There is an interesting connection in Tzav with the upcoming festival of Passover in that the three matzot of the offering for thanksgiving (one type of offering) remind us of the three matzot at the Passover Seder (the thanksgiving offering was brought by an individual as an expression of thanks to God by someone who experienced any of four specific kinds of danger: a captive who was freed, a person who crossed the sea, a person who made it through the desert, or one who recovered from an illness.
Judaism is continually evolving, and prayer has replaced the offerings once brought to the Temple in Jerusalem. The Prophet Micah spoke of this most eloquently (as translated by Rabbi Yitz Greenberg):"With what shall I come before the Lord? ...with burnt offerings or with calves of a year old? ...will the Lord be pleased with thousands of rams... rivers of oil (libations)? ... God, has told you, man, what is good and what does God [really] ask of you? Only to do justly, offer covenantal love, and walk humbly with your God" (Micah 6:6-8).

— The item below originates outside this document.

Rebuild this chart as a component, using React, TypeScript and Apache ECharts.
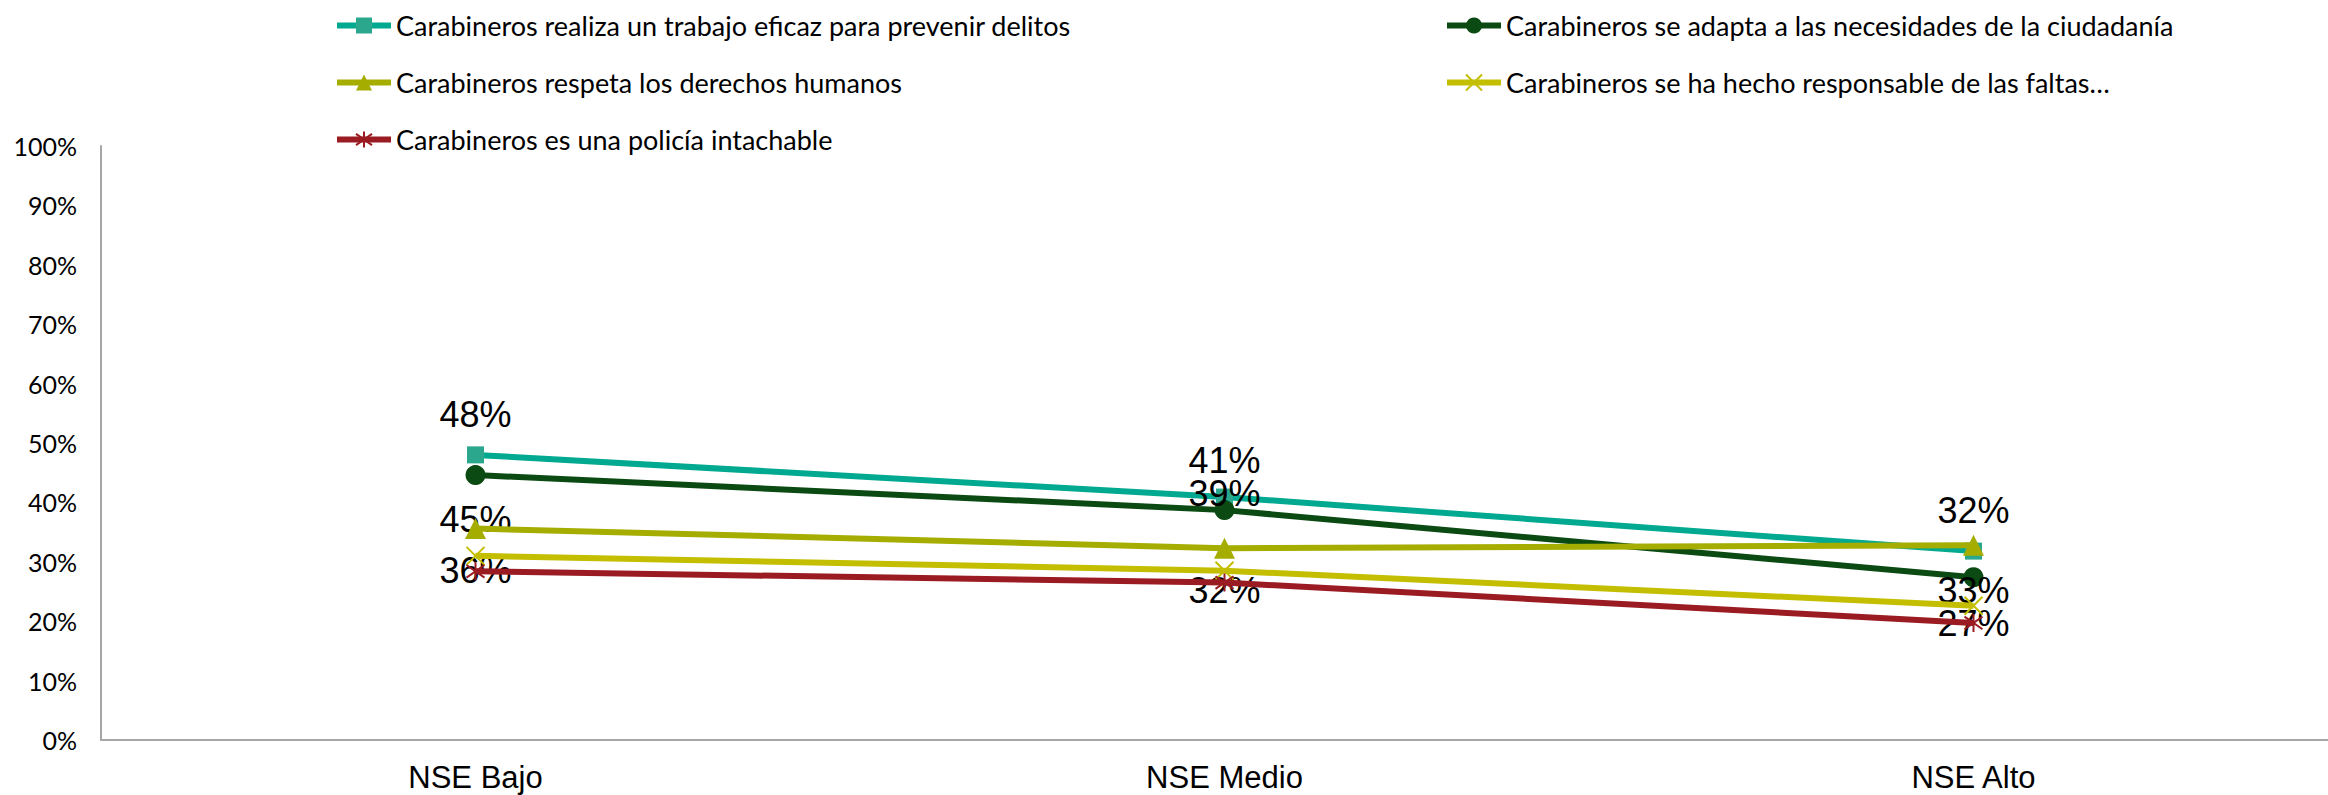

D'var Acher/an additional teaching:
The Shabbat before Passover is known as Shabbat HaGadol (The Great Shabbat) in commemoration of the 'great miracle' that happened in Egypt on this day, heralding the Exodus from Egypt a few days later. Shabbat HaGadol customs include reading a portion of the haggadah (the section from "Avadim hayinu..." that tells the story of the Exodus) and a teaching by the rabbi from the bimah (one of the few during the year, and especially lengthy!) elaborating on the laws of Passover and their significance to help prepare the community for the festival.
As we go about our preparations for the seder, please take some time to think also about the 'chametz of the soul'...things that you want to purge from your life. This type of chametz includes baggage we carry from broken promises, failed relationships and personal disappointments...and messages such as 'I'm not good enough'. When we clean out this chametz, we free ourselves to move closer to our potential and Divine purpose.
The haftarah for this special Shabbat describes the results of our work in preparing for Pesach: I will surely open the floodgates of the sky for you and pour down blessings on you (Malachi 3:10).
Light Yom Tov Passover candles Saturday night after 7:22 p.m. (Make Havdalah first. The version for when Passover starts on a Saturday night is found in many haggadot...we don't go from 'kodesh l'chol' (from sacred to everyday) but from 'kodesh to kodesh' (sacred to sacred) so it's a bit different).
A kavannah for Shabbat Tzav-Shabbat HaGadol
Holy One, may my search for chametz, both the physical and the spiritual, shed great light - opening my heart and the hearts of those I love to more readily express and experience love and in so doing, draw down blessings on us all.